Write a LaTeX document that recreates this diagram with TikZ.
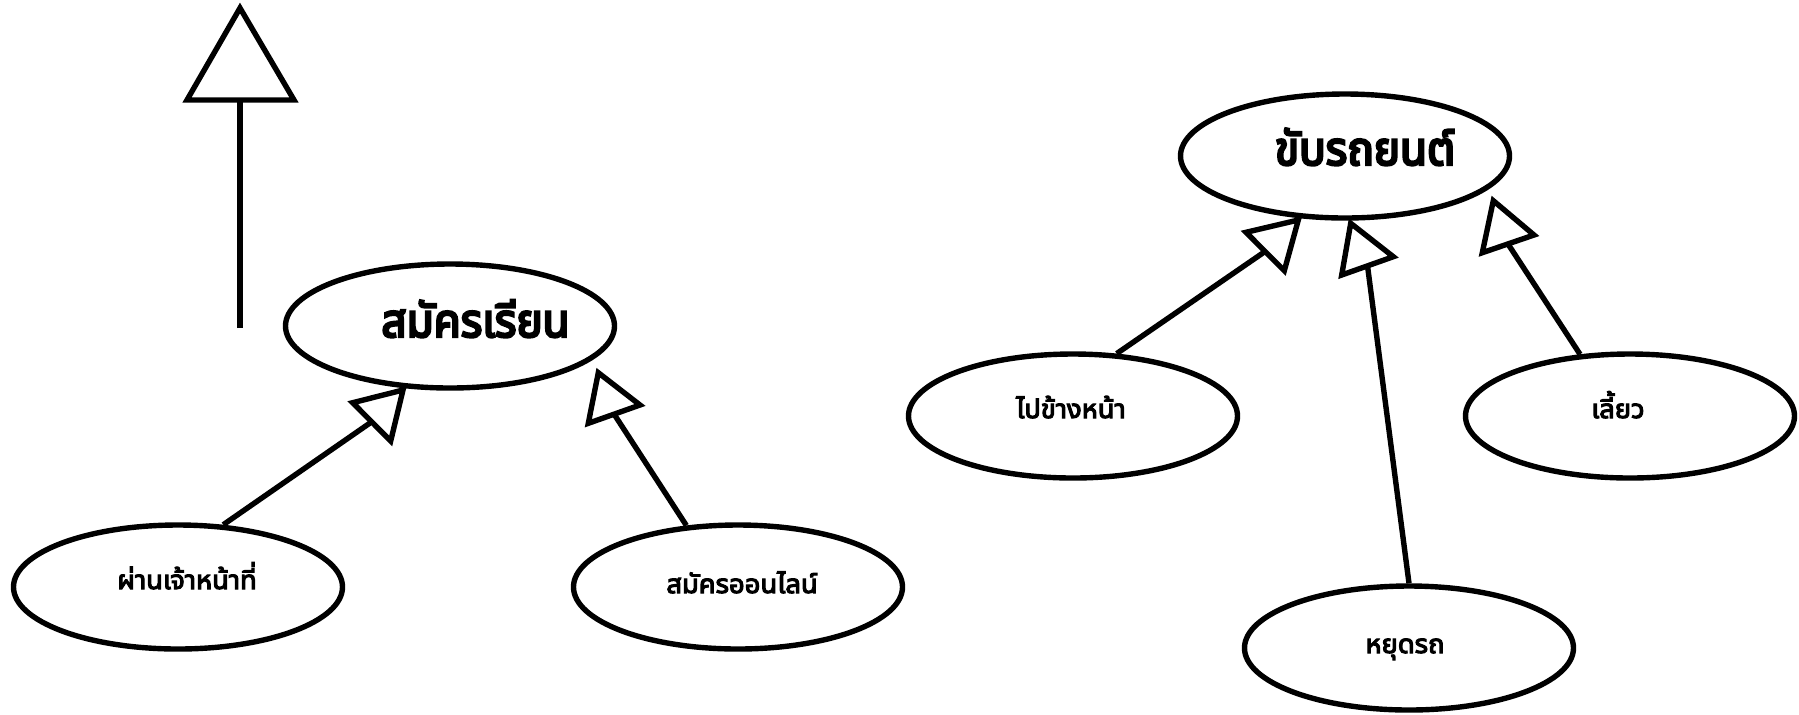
\documentclass[tikz,border=0pt]{standalone}
\usepackage{fontspec}
\usetikzlibrary{shapes.geometric}
\newfontfamily\thaibig[Script=Thai,FakeBold=5,FakeStretch=0.9]{Noto Sans Thai UI}
\newfontfamily\thaismall[Script=Thai,FakeBold=4]{Noto Sans Thai UI}
\begin{document}
\begin{tikzpicture}[x=0.5pt,y=-0.5pt,line width=2.7pt,
  ell/.style={draw,ellipse,minimum width=164.5pt,minimum height=62pt,inner sep=0pt},
  bigtxt/.style={anchor=base,inner sep=0pt,font=\thaibig\fontsize{24.5pt}{28pt}\selectfont},
  smalltxt/.style={anchor=base,inner sep=0pt,font=\thaismall\fontsize{13.7pt}{16pt}\selectfont},
  conn/.style={draw,line width=2.7pt},
  head/.style={draw,fill=white,line width=2.7pt}]
\useasboundingbox (0,0) rectangle (1799,714);
% ellipses
\node[ell] (reg) at (450,326) {};
\node[ell] (staff) at (178,587) {};
\node[ell] (online) at (738,587) {};
\node[ell] (drive) at (1345,156) {};
\node[ell] (fwd) at (1073,416) {};
\node[ell] (turn) at (1630,416) {};
\node[ell] (stop) at (1409,648) {};
% texts
\node[bigtxt] (regt) at (475.5,337) {สมัครเรียน};
\node[bigtxt] (drivet) at (1365,165) {ขับรถยนต์};
\node[smalltxt] (stafft) at (187,589) {ผ่านเจ้าหน้าที่};
\node[smalltxt] (onlinet) at (742,593) {สมัครออนไลน์};
\node[smalltxt] (fwdt) at (1071,418) {ไปข้างหน้า};
\node[smalltxt] (turnt) at (1618,418) {เลี้ยว};
\node[smalltxt] (stopt) at (1405,653) {หยุดรถ};
% top lone arrow
\coordinate (topapex) at (240,8);
\coordinate (topbase) at (240,100);
\coordinate (topend) at (240,328);
\draw[conn] (topend) -- (topbase);
\draw[head] (topapex) -- (187,100) -- (294,100) -- cycle;
% heads coordinates
\coordinate (h1m) at (371.7,421.8);
\coordinate (h2m) at (614,414);
\coordinate (h3m) at (1265,251.5);
\coordinate (h4m) at (1367.5,265.8);
\coordinate (h5m) at (1508,244);
% connectors
\draw[conn] (staff.54) -- (h1m);
\draw[head] (403,390) -- (352.7,402.7) -- (390.7,441) -- cycle;
\draw[conn] (online.130) -- (h2m);
\draw[head] (598.3,372.7) -- (588.3,423.3) -- (640,405) -- cycle;
\draw[conn] (fwd.55) -- (h3m);
\draw[head] (1298.3,220) -- (1246,232.3) -- (1284.3,270.7) -- cycle;
\draw[conn] (stop.north) -- (h4m);
\draw[head] (1350.7,223.3) -- (1341.7,275) -- (1393.3,256.7) -- cycle;
\draw[conn] (turn.129) -- (h5m);
\draw[head] (1493.3,200.7) -- (1482.3,252.7) -- (1534,235) -- cycle;
\end{tikzpicture}
\end{document}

* GIVEN REQUEST: Please transcribe the material above exactly as written. Leave the pictures out.

* ANSWER IN FULL:
Write a LaTeX document that recreates this diagram with TikZ.
\documentclass[tikz,border=0pt]{standalone}
\usepackage{fontspec}
\usetikzlibrary{shapes.geometric}
\newfontfamily\thaibig[Script=Thai,FakeBold=5,FakeStretch=0.9]{Noto Sans Thai UI}
\newfontfamily\thaismall[Script=Thai,FakeBold=4]{Noto Sans Thai UI}
\begin{document}
\begin{tikzpicture}[x=0.5pt,y=-0.5pt,line width=2.7pt,
  ell/.style={draw,ellipse,minimum width=164.5pt,minimum height=62pt,inner sep=0pt},
  bigtxt/.style={anchor=base,inner sep=0pt,font=\thaibig\fontsize{24.5pt}{28pt}\selectfont},
  smalltxt/.style={anchor=base,inner sep=0pt,font=\thaismall\fontsize{13.7pt}{16pt}\selectfont},
  conn/.style={draw,line width=2.7pt},
  head/.style={draw,fill=white,line width=2.7pt}]
\useasboundingbox (0,0) rectangle (1799,714);
% ellipses
\node[ell] (reg) at (450,326) {};
\node[ell] (staff) at (178,587) {};
\node[ell] (online) at (738,587) {};
\node[ell] (drive) at (1345,156) {};
\node[ell] (fwd) at (1073,416) {};
\node[ell] (turn) at (1630,416) {};
\node[ell] (stop) at (1409,648) {};
% texts
\node[bigtxt] (regt) at (475.5,337) {สมัครเรียน};
\node[bigtxt] (drivet) at (1365,165) {ขับรถยนต์};
\node[smalltxt] (stafft) at (187,589) {ผ่านเจ้าหน้าที่};
\node[smalltxt] (onlinet) at (742,593) {สมัครออนไลน์};
\node[smalltxt] (fwdt) at (1071,418) {ไปข้างหน้า};
\node[smalltxt] (turnt) at (1618,418) {เลี้ยว};
\node[smalltxt] (stopt) at (1405,653) {หยุดรถ};
% top lone arrow
\coordinate (topapex) at (240,8);
\coordinate (topbase) at (240,100);
\coordinate (topend) at (240,328);
\draw[conn] (topend) -- (topbase);
\draw[head] (topapex) -- (187,100) -- (294,100) -- cycle;
% heads coordinates
\coordinate (h1m) at (371.7,421.8);
\coordinate (h2m) at (614,414);
\coordinate (h3m) at (1265,251.5);
\coordinate (h4m) at (1367.5,265.8);
\coordinate (h5m) at (1508,244);
% connectors
\draw[conn] (staff.54) -- (h1m);
\draw[head] (403,390) -- (352.7,402.7) -- (390.7,441) -- cycle;
\draw[conn] (online.130) -- (h2m);
\draw[head] (598.3,372.7) -- (588.3,423.3) -- (640,405) -- cycle;
\draw[conn] (fwd.55) -- (h3m);
\draw[head] (1298.3,220) -- (1246,232.3) -- (1284.3,270.7) -- cycle;
\draw[conn] (stop.north) -- (h4m);
\draw[head] (1350.7,223.3) -- (1341.7,275) -- (1393.3,256.7) -- cycle;
\draw[conn] (turn.129) -- (h5m);
\draw[head] (1493.3,200.7) -- (1482.3,252.7) -- (1534,235) -- cycle;
\end{tikzpicture}
\end{document}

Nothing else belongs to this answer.